Quand le fantasme de sauver s'applique au père, c'est de loin le sens du défi qui l'emporte; quand il s'applique à la mère, c'est la plupart du temps la signification tendre. La mère a donné la vie à l'enfant et il n'est pas facile de remplacer ce cadeau unique en son genre par quelque chose d'équivalent. Par un de ces petits changements de signification qui sont facilités dans l'inconscient - processus qu'on pourrait comparer dans le conscient, au glissement d'un concept à un autre - sauver la mère acquiert la signification, lui donner ou lui faire un enfant, naturellement un enfant tel qu'on est soi-même.
L'écart n'est pas trop grand avec le sens originel de sauver, le changement de signification n'est pas arbitraire. La mère vous a donné une vie, sa propre vie, et vous lui donnez en échange une autre vie, celle d'un enfant, qui a la plus grande ressemblance avec votre propre soi. Le fils montre sa reconnaissance en formant le désir d'avoir de la mère un fils, semblable à lui-même ainsi dans le fantasme de sauver, il s'identifie complètement avec le père.
Toutes les pulsions, de tendresse, de reconnaissance, de concupiscence, de défi, d'autonomie sont satisfaites par l'unique désir d’être son propre père. Le facteur du danger n'a pas non plus disparu au cours du changement de signification; l'acte de la naissance est précisément le danger dont on a été sauvé par les efforts de la mère. La naissance est aussi bien le premier danger qui menace la vie que le prototype de tous ceux qui suivront, devant lesquels nous éprouvons de l'angoisse, et c'est l'expérience de la naissance, vraisemblablement qui a laissé en nous cette manifestation d'affect que nous appelons angoisse.
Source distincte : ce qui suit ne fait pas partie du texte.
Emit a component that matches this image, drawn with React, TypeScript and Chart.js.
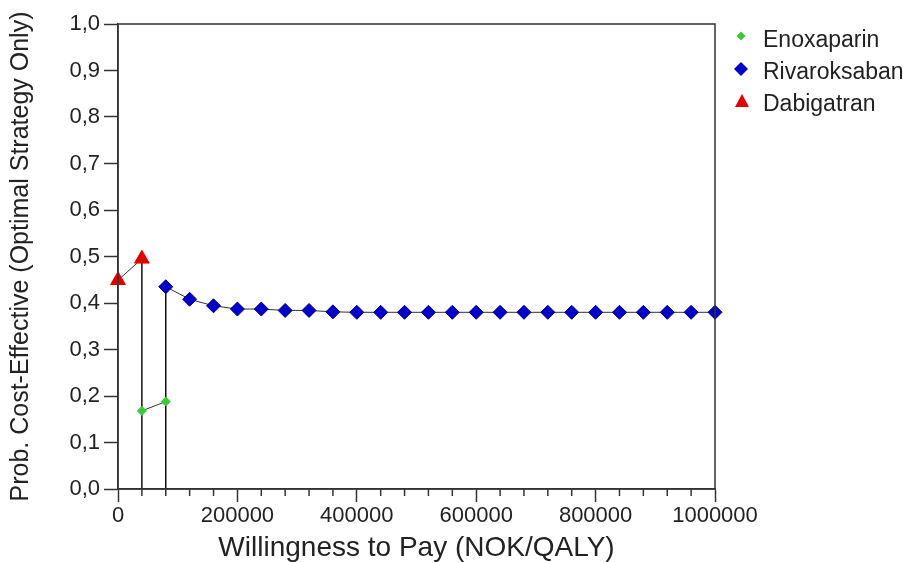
import { useEffect, useRef } from 'react';
import { Chart, registerables } from 'chart.js';

Chart.register(...registerables);

// ---- data ----
const legendLabels = ['Enoxaparin', 'Rivaroksaban', 'Dabigatran'];

const enoxaparinWtp = [40000, 80000];
const enoxaparinProb = [0.168, 0.188];

const rivaroksabanWtp = [
  80000, 120000, 160000, 200000, 240000, 280000, 320000, 360000,
  400000, 440000, 480000, 520000, 560000, 600000, 640000, 680000,
  720000, 760000, 800000, 840000, 880000, 920000, 960000, 1000000,
];
const rivaroksabanProb = [
  0.435, 0.408, 0.394, 0.387, 0.387, 0.384, 0.384, 0.381,
  0.380, 0.380, 0.380, 0.380, 0.380, 0.380, 0.380, 0.380,
  0.380, 0.380, 0.380, 0.380, 0.380, 0.380, 0.380, 0.380,
];

const dabigatranWtp = [0, 40000];
const dabigatranProb = [0.449, 0.495];

// vertical lines where the optimal strategy switches
const switchWtp = [40000, 80000];
const switchProb = [0.495, 0.435];

const xMajorTicks = [0, 200000, 400000, 600000, 800000, 1000000];
const xMinorTicks = [
  0, 40000, 80000, 120000, 160000, 200000, 240000, 280000, 320000, 360000,
  400000, 440000, 480000, 520000, 560000, 600000, 640000, 680000, 720000,
  760000, 800000, 840000, 880000, 920000, 960000, 1000000,
];
const yTickValues = [0, 0.1, 0.2, 0.3, 0.4, 0.5, 0.6, 0.7, 0.8, 0.9, 1.0];
const yTickLabels = ['0,0', '0,1', '0,2', '0,3', '0,4', '0,5', '0,6', '0,7', '0,8', '0,9', '1,0'];

const xTitle = 'Willingness to Pay (NOK/QALY)';
const yTitle = 'Prob. Cost-Effective (Optimal Strategy Only)';

const FONT = "'Liberation Sans', Arial, sans-serif";
const TEXT = '#222';
const AXIS = '#333';
const GREEN = '#3cc83c';
const BLUE = '#0000c8';
const RED = '#e00000';

const pts = (xs: number[], ys: number[]) => xs.map((x, i) => ({ x, y: ys[i] }));

export default function App() {
  const ref = useRef<HTMLCanvasElement>(null);

  useEffect(() => {
    const canvas = ref.current!;

    const framePlugin = {
      id: 'frame',
      afterDraw(chart: any) {
        const { ctx, chartArea: a, scales } = chart;
        ctx.save();
        ctx.strokeStyle = AXIS;
        ctx.lineWidth = 1.5;
        ctx.strokeRect(a.left, a.top, a.right - a.left, a.bottom - a.top);
        // minor x ticks
        ctx.beginPath();
        xMinorTicks.forEach((v) => {
          if (xMajorTicks.includes(v)) return;
          const px = scales.x.getPixelForValue(v);
          ctx.moveTo(px, a.bottom);
          ctx.lineTo(px, a.bottom + 7);
        });
        ctx.stroke();

        // legend
        const colors = [GREEN, BLUE, RED];
        const mx = 741;
        const textX = 763;
        const baselines = [47, 79, 111];
        ctx.font = `23px ${FONT}`;
        ctx.textBaseline = 'alphabetic';
        ctx.textAlign = 'left';
        legendLabels.forEach((label, i) => {
          const by = baselines[i];
          const cy = by - 10;
          ctx.fillStyle = colors[i];
          ctx.beginPath();
          if (i === 0) {
            ctx.moveTo(mx - 4.5, cy - 1);
            ctx.lineTo(mx, cy - 5.5);
            ctx.lineTo(mx + 4.5, cy - 1);
            ctx.lineTo(mx, cy + 3.5);
          } else if (i === 1) {
            ctx.moveTo(mx - 7, cy);
            ctx.lineTo(mx, cy - 7);
            ctx.lineTo(mx + 7, cy);
            ctx.lineTo(mx, cy + 7);
          } else {
            ctx.moveTo(mx + 1, cy - 7);
            ctx.lineTo(mx + 8, cy + 6);
            ctx.lineTo(mx - 6, cy + 6);
          }
          ctx.closePath();
          ctx.fill();
          ctx.fillStyle = TEXT;
          ctx.fillText(label, textX, by);
        });
        ctx.restore();
      },
    };

    const seriesLine = { borderColor: AXIS, borderWidth: 1, tension: 0, clip: false as const, order: 0 };

    const chart = new Chart(canvas, {
      type: 'line',
      data: {
        datasets: [
          {
            ...seriesLine,
            label: legendLabels[0],
            data: pts(enoxaparinWtp, enoxaparinProb),
            pointStyle: 'rectRot',
            pointRadius: 4.5,
            pointBackgroundColor: GREEN,
            pointBorderColor: GREEN,
            pointBorderWidth: 1,
          },
          {
            ...seriesLine,
            label: legendLabels[1],
            data: pts(rivaroksabanWtp, rivaroksabanProb),
            pointStyle: 'rectRot',
            pointRadius: 7,
            pointBackgroundColor: BLUE,
            pointBorderColor: '#00008a',
            pointBorderWidth: 1,
          },
          {
            ...seriesLine,
            label: legendLabels[2],
            data: pts(dabigatranWtp, dabigatranProb),
            pointStyle: 'triangle',
            pointRadius: 8.5,
            pointBackgroundColor: RED,
            pointBorderColor: RED,
            pointBorderWidth: 1,
          },
          ...switchWtp.map((x, i) => ({
            label: 'switch' + i,
            data: [{ x, y: 0 }, { x, y: switchProb[i] }],
            borderColor: '#111',
            borderWidth: 1.5,
            pointRadius: 0,
            clip: false as const,
            order: 10,
          })),
        ],
      },
      options: {
        animation: false,
        responsive: false,
        devicePixelRatio: 1,
        layout: { padding: { top: 24, right: 188, bottom: 0, left: 0 } },
        plugins: { legend: { display: false }, tooltip: { enabled: false } },
        scales: {
          x: {
            type: 'linear',
            min: 0,
            max: 1000000,
            z: 1,
            afterBuildTicks: (s: any) => {
              s.ticks = xMajorTicks.map((v) => ({ value: v }));
            },
            afterFit: (s: any) => {
              s.height = 73;
            },
            ticks: {
              autoSkip: false,
              maxRotation: 0,
              padding: 1,
              color: TEXT,
              font: { family: FONT, size: 22 },
              callback: (v: any) => String(v),
            },
            grid: { drawOnChartArea: false, tickLength: 13, tickColor: AXIS, tickWidth: 1.5 },
            border: { color: AXIS, width: 1.5 },
            title: {
              display: true,
              text: xTitle,
              color: TEXT,
              font: { family: FONT, size: 28, lineHeight: 1 },
              padding: { top: 0, bottom: 0 },
            },
          },
          y: {
            type: 'linear',
            min: 0,
            max: 1,
            z: 1,
            afterBuildTicks: (s: any) => {
              s.ticks = yTickValues.map((v) => ({ value: v }));
            },
            afterFit: (s: any) => {
              s.width = 118;
            },
            ticks: {
              autoSkip: false,
              padding: 4,
              color: TEXT,
              font: { family: FONT, size: 22 },
              callback: (_v: any, i: number) => yTickLabels[i],
            },
            grid: { drawOnChartArea: false, tickLength: 14, tickColor: AXIS, tickWidth: 1.5 },
            border: { color: AXIS, width: 1.5 },
            title: {
              display: true,
              text: yTitle,
              color: TEXT,
              font: { family: FONT, size: 25 },
              padding: { top: 6, bottom: 0 },
            },
          },
        },
      },
      plugins: [framePlugin],
    } as any);

    return () => chart.destroy();
  }, []);

  return (
    <div style={{ position: 'absolute', left: 0, top: 0, width: 903, height: 562, background: '#fff' }}>
      <canvas ref={ref} width={903} height={562} style={{ width: 903, height: 562, display: 'block' }} />
    </div>
  );
}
Le Macduff de la légende écossaise, que sa mère n'avait pas mis au monde, qui avait été extirpé de son propre corps n'a pas, de ce fait, connu l'angoisse.
Artemidoros qui était, dans l'Antiquité, interprète des rêves, avait certainement raison en soutenant que le rêve change de sens selon la personne du rêveur. Conformément aux lois qui régissent l'expression des pensées inconscientes, « sauver peut voir son sens varier selon qu'il est fantasmé par une femme ou par un homme.
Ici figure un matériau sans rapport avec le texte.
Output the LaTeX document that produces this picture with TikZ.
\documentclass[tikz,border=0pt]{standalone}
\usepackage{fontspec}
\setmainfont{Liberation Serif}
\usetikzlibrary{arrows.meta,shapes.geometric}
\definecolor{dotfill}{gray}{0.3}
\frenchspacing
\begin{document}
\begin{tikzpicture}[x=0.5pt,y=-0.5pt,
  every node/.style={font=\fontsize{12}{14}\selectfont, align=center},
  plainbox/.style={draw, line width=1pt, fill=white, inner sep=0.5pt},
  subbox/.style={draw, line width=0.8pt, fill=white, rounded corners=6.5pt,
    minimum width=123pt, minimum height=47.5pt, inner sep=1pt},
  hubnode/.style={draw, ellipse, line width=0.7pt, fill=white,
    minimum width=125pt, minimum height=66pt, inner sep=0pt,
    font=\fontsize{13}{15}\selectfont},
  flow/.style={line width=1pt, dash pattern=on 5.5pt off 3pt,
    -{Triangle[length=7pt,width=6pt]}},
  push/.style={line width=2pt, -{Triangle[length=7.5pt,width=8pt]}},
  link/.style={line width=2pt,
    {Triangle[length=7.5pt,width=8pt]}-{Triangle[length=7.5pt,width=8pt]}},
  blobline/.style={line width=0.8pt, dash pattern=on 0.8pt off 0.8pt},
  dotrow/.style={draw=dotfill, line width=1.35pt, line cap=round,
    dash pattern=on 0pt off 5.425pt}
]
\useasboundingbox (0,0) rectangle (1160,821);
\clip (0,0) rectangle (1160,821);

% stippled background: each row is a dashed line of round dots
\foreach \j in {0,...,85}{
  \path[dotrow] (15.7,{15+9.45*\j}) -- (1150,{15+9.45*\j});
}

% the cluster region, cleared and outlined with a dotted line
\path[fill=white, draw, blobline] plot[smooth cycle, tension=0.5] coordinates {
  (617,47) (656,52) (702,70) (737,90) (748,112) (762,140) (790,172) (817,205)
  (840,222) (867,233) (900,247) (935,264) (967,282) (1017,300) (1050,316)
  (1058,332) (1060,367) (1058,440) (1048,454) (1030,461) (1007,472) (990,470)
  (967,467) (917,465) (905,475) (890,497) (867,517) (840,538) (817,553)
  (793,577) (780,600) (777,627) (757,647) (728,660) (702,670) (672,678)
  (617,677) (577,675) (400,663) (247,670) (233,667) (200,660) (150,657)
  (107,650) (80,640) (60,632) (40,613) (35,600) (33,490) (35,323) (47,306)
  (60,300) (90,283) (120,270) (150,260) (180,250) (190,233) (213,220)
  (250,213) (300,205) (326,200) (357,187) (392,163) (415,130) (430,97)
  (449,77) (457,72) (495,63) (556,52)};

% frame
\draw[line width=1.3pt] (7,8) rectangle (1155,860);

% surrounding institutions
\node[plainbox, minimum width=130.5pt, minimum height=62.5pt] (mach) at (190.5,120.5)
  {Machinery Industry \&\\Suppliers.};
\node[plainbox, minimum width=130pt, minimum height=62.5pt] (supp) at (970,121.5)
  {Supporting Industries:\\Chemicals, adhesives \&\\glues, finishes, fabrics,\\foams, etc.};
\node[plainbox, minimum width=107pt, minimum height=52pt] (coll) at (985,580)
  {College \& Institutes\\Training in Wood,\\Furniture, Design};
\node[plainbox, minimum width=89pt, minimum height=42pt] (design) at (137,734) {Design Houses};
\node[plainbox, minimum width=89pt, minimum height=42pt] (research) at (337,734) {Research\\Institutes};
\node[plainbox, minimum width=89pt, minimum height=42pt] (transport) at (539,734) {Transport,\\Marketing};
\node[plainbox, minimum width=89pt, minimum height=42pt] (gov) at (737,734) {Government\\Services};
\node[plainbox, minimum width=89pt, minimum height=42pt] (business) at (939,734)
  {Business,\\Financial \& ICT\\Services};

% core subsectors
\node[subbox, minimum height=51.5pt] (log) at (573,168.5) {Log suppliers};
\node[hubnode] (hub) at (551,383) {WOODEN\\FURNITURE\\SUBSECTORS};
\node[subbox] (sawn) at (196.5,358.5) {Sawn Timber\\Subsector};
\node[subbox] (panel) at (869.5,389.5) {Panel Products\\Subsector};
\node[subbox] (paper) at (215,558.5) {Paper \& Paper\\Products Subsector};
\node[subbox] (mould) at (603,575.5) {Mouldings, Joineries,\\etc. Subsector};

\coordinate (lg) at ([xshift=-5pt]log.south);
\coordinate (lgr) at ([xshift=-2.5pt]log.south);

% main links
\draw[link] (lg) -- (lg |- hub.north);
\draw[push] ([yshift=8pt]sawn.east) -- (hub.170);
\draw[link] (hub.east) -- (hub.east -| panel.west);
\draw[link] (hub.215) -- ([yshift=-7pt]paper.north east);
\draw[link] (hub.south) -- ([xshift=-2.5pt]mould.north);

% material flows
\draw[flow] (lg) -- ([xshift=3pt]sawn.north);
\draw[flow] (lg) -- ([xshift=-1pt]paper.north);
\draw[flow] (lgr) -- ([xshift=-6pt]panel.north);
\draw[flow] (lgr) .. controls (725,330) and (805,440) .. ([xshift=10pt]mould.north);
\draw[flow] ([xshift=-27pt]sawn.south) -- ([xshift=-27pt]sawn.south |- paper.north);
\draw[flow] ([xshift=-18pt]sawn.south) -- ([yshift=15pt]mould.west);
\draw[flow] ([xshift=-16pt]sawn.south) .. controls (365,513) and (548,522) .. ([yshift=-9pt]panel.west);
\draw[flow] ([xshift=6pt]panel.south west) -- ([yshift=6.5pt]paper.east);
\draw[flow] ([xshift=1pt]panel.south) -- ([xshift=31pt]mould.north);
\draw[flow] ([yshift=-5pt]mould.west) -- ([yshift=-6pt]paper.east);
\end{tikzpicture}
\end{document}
Cela peut signifier aussi bien : faire un enfant être cause de sa naissance (pour l'homme), que mettre au monde un enfant (pour la femme). C'est, en particulier, en liaison avec l'eau que ces diverses significations de « sauver » se laissent clairement reconnaître dans les rêves et les fantasmes. Lorsqu'un homme rêve qu'il sauve une femme de l'eau, cela signifie : il la rend mère, ce qui, d'après les réflexions précédentes a le sens de : il en fait sa mère. Lorsqu'une femme sauve quelqu'un (un enfant) de l'eau, elle s'avère par là, telle la fille du roi dans la légende de Moïse, être sa mère, celle qui l'a mis au monde.
Il arrive aussi que le fantasme de sauver, quand il concerne le père, contienne une signification tendre. Il exprime alors le désir d'avoir le père comme fils, c'est-à-dire d'avoir un fils qui soit comme le père. C'est à cause de toutes ces relations entre le motif de sauver et le complexe parental que la tendance à sauver la femme aimée constitue un trait essentiel du type d'amour ici décrit.
Il ne me semble pas nécessaire de justifier ma démarche qui vise ici, comme lors de ma présentation de l’érotisme anal, à dégager d'abord du matériel des observations des types extrêmes et nettement circonscrits. Dans les deux cas, il existe un bien plus grand nombre d'individus chez lesquels les traits du type de description ne se retrouvent qu'en nombre restreint ou sous une forme moins nette; il est évident que c'est seulement un exposant la totalité du contexte dans lequel ces types s'insèrent qu'il sera possible de les apprécier exactement.